Multi-view Action Recognition via Directed Gromov-Wasserstein Discrepancy
Hoang-Quan Nguyen, Thanh-Dat Truong, Khoa Luu
TL;DR
This work tackles robust action recognition by enforcing attention consistency across viewpoints. It introduces a Directed Gromov-Wasserstein discrepancy to compare attention volumes from different views and leverages a NeRF-inspired rendering pipeline to implicitly generate novel-view features during training on single-view data. The approach combines a Video Swin Transformer backbone with a NeRF module that renders low-resolution attention volumes, guided by a cosine-based directed GW loss to align attention across views. Empirical results on Jester, Something-Something V2, and Kinetics-400 demonstrate state-of-the-art or competitive performance, with notable gains from novel-view training and DGW-based consistency. The method offers a principled, explainable way to ensure the model attends to the correct action subject, potentially improving reliability in real-world video understanding tasks.
Abstract
Action recognition has become one of the popular research topics in computer vision. There are various methods based on Convolutional Networks and self-attention mechanisms as Transformers to solve both spatial and temporal dimensions problems of action recognition tasks that achieve competitive performances.
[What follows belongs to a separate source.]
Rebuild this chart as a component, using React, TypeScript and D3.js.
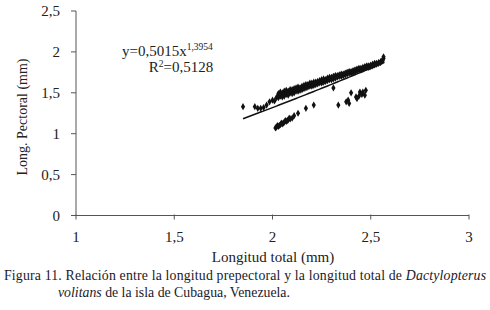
import React from "react";
import * as d3 from "d3";

const xTicks = [1, 1.5, 2, 2.5, 3];
const yTicks = [0, 0.5, 1, 1.5, 2, 2.5];

// Main band of observations [Longitud total, Long. Pectoral]
const mainX = [
  1.85, 1.91, 1.925, 1.94, 1.955, 1.97, 1.985, 2.0, 2.01, 2.02,
  2.03, 2.03, 2.03, 2.04, 2.04, 2.04, 2.05, 2.05, 2.05, 2.06, 2.06, 2.06,
  2.07, 2.07, 2.07, 2.08, 2.08, 2.08, 2.09, 2.09, 2.09, 2.1, 2.1, 2.1,
  2.11, 2.11, 2.11, 2.12, 2.12, 2.12, 2.13, 2.13, 2.13, 2.14, 2.14, 2.14,
  2.15, 2.15, 2.15, 2.16, 2.16, 2.16, 2.17, 2.17, 2.17, 2.18, 2.18, 2.18,
  2.19, 2.19, 2.19, 2.2, 2.2, 2.2, 2.21, 2.21, 2.21, 2.22, 2.22, 2.22,
  2.23, 2.23, 2.23, 2.24, 2.24, 2.24, 2.25, 2.25, 2.25, 2.26, 2.26, 2.26,
  2.27, 2.27, 2.27, 2.28, 2.28, 2.28, 2.29, 2.29, 2.29, 2.3, 2.3, 2.3,
  2.31, 2.31, 2.31, 2.32, 2.32, 2.32, 2.33, 2.33, 2.33, 2.34, 2.34, 2.34,
  2.35, 2.35, 2.35, 2.36, 2.36, 2.36, 2.37, 2.37, 2.37, 2.38, 2.38, 2.38,
  2.39, 2.39, 2.39, 2.4, 2.4, 2.4, 2.41, 2.41, 2.41, 2.42, 2.42, 2.42,
  2.43, 2.43, 2.43, 2.44, 2.44, 2.44, 2.45, 2.45, 2.45, 2.46, 2.46, 2.46,
  2.47, 2.47, 2.47, 2.48, 2.48, 2.48, 2.49, 2.49, 2.49, 2.5, 2.5, 2.5,
  2.51, 2.51, 2.51, 2.52, 2.52, 2.52, 2.53, 2.53, 2.54, 2.54,
  2.55, 2.55, 2.56, 2.56, 2.565, 2.565,
];
const mainY = [
  1.33, 1.33, 1.31, 1.31, 1.32, 1.35, 1.39, 1.41, 1.4, 1.44,
  1.44, 1.49, 1.47, 1.46, 1.51, 1.48, 1.47, 1.5, 1.45, 1.49, 1.52, 1.46,
  1.48, 1.53, 1.5, 1.49, 1.52, 1.47, 1.5, 1.54, 1.52, 1.51, 1.49, 1.54,
  1.53, 1.5, 1.55, 1.52, 1.56, 1.54, 1.55, 1.52, 1.57, 1.56, 1.53, 1.55,
  1.55, 1.58, 1.54, 1.57, 1.55, 1.59, 1.58, 1.56, 1.6, 1.57, 1.6, 1.59,
  1.62, 1.58, 1.59, 1.6, 1.58, 1.62, 1.61, 1.59, 1.63, 1.62, 1.6, 1.63,
  1.61, 1.64, 1.62, 1.64, 1.62, 1.65, 1.63, 1.66, 1.62, 1.65, 1.63, 1.67,
  1.66, 1.64, 1.65, 1.67, 1.65, 1.68, 1.66, 1.69, 1.67, 1.68, 1.66, 1.69,
  1.69, 1.67, 1.7, 1.7, 1.68, 1.71, 1.71, 1.69, 1.7, 1.7, 1.72, 1.71,
  1.72, 1.7, 1.73, 1.73, 1.71, 1.72, 1.74, 1.72, 1.73, 1.75, 1.73, 1.74,
  1.75, 1.74, 1.76, 1.76, 1.74, 1.75, 1.77, 1.75, 1.76, 1.78, 1.76, 1.77,
  1.77, 1.79, 1.78, 1.79, 1.78, 1.8, 1.8, 1.78, 1.79, 1.81, 1.79, 1.8,
  1.82, 1.8, 1.81, 1.82, 1.81, 1.83, 1.83, 1.81, 1.82, 1.84, 1.82, 1.83,
  1.85, 1.83, 1.84, 1.86, 1.84, 1.85, 1.86, 1.85, 1.87, 1.86,
  1.88, 1.87, 1.9, 1.89, 1.94, 1.92,
];
// Lower group of observations
const lowX = [
  2.015, 2.02, 2.025, 2.03, 2.035, 2.04, 2.045, 2.05, 2.055, 2.06, 2.065,
  2.07, 2.075, 2.08, 2.085, 2.09, 2.1, 2.11, 2.13, 2.17, 2.21, 2.31,
  2.335, 2.375, 2.385, 2.39, 2.4, 2.425, 2.43, 2.44, 2.445, 2.455,
  2.46, 2.47, 2.475,
];
const lowY = [
  1.07, 1.08, 1.1, 1.09, 1.1, 1.11, 1.13, 1.12, 1.13, 1.14, 1.16,
  1.15, 1.16, 1.17, 1.19, 1.18, 1.19, 1.22, 1.25, 1.31, 1.35, 1.56,
  1.35, 1.39, 1.41, 1.37, 1.5, 1.45, 1.43, 1.46, 1.51, 1.48,
  1.51, 1.47, 1.53,
];

const coefA = 0.5015;
const coefB = 1.3954;
const fitRange = [1.85, 2.57];

export default function App() {
  const W = 490;
  const H = 310;
  const x = d3.scaleLinear().domain([1, 3]).range([76, 469]);
  const y = d3.scaleLinear().domain([0, 2.5]).range([215.5, 11]);
  const pts = mainX.map((v, i) => [v, mainY[i]]).concat(lowX.map((v, i) => [v, lowY[i]]));
  const fitPts = d3.range(fitRange[0], fitRange[1] + 0.0001, 0.01).map((v) => [v, coefA * Math.pow(v, coefB)]);
  const line = d3.line<number[]>().x((d) => x(d[0])).y((d) => y(d[1]));
  const diamond = d3.symbol().type(d3.symbolDiamond).size(15)();
  const font = "'Liberation Serif', 'Times New Roman', Times, serif";
  const axisColor = "#555";
  const textColor = "#222";
  return (
    <svg width={W} height={H} style={{ position: "absolute", left: 0, top: 0, background: "#fff", fontFamily: font }}>
      <rect width={W} height={H} fill="#fff" />
      {/* axes */}
      <line x1={x(1)} x2={x(3)} y1={y(0)} y2={y(0)} stroke={axisColor} strokeWidth={1} />
      <line x1={x(1)} x2={x(1)} y1={y(0)} y2={y(2.5)} stroke={axisColor} strokeWidth={1} />
      {xTicks.map((t) => (
        <g key={"x" + t}>
          <line x1={x(t)} x2={x(t)} y1={y(0) - 1} y2={y(0) + 4} stroke={axisColor} />
          <text x={x(t)} y={242} textAnchor="middle" fontSize={15} fill={textColor}>
            {String(t).replace(".", ",")}
          </text>
        </g>
      ))}
      {yTicks.map((t) => (
        <g key={"y" + t}>
          <line x1={x(1) - 5} x2={x(1)} y1={y(t)} y2={y(t)} stroke={axisColor} />
          <text x={60} y={y(t) + 5} textAnchor="end" fontSize={15} fill={textColor}>
            {String(t).replace(".", ",")}
          </text>
        </g>
      ))}
      {/* data */}
      {pts.map((p, i) => (
        <path key={i} d={diamond} transform={`translate(${x(p[0])},${y(p[1])})`} fill="#111" />
      ))}
      <path d={line(fitPts) || ""} fill="none" stroke="#111" strokeWidth={1.5} />
      {/* equation */}
      <text x={122} y={56} fontSize={15} fill={textColor}>
        y=0,5015x<tspan fontSize={9.5} dy={-6}>1,3954</tspan>
      </text>
      <text x={181} y={72} fontSize={15} fill={textColor} textAnchor="middle">
        R<tspan fontSize={9.5} dy={-5}>2</tspan><tspan dy={5}>=0,5128</tspan>
      </text>
      {/* axis titles */}
      <text x={273} y={262} textAnchor="middle" fontSize={15} fill={textColor}>
        Longitud total (mm)
      </text>
      <text transform="translate(27,117) rotate(-90)" textAnchor="middle" fontSize={14} fill={textColor}>
        Long. Pectoral (mm)
      </text>
      {/* caption */}
      <text x={4} y={280} fontSize={13.8} fill="#1a1a2a" textLength={482} lengthAdjust="spacing">
        Figura 11. Relación entre la longitud prepectoral y la longitud total de <tspan fontStyle="italic">Dactylopterus</tspan>
      </text>
      <text x={58} y={297} fontSize={13.8} fill="#1a1a2a">
        <tspan fontStyle="italic">volitans</tspan> de la isla de Cubagua, Venezuela.
      </text>
    </svg>
  );
}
However, these methods lack a guarantee of the correctness of the action subject that the models give attention to, i.e., how to ensure an action recognition model focuses on the proper action subject to make a reasonable action prediction. In this paper, we propose a multi-view attention consistency method that computes the similarity between two attentions from two different views of the action videos using Directed Gromov-Wasserstein Discrepancy. Furthermore, our approach applies the idea of Neural Radiance Field to implicitly render the features from novel views when training on single-view datasets. Therefore, the contributions in this work are three-fold. Firstly, we introduce the multi-view attention consistency to solve the problem of reasonable prediction in action recognition. Secondly, we define a new metric for multi-view consistent attention using Directed Gromov-Wasserstein Discrepancy. Thirdly, we built an action recognition model based on Video Transformers and Neural Radiance Fields. Compared to the recent action recognition methods, the proposed approach achieves state-of-the-art results on three large-scale datasets, i.e., Jester, Something-Something V2, and Kinetics-400.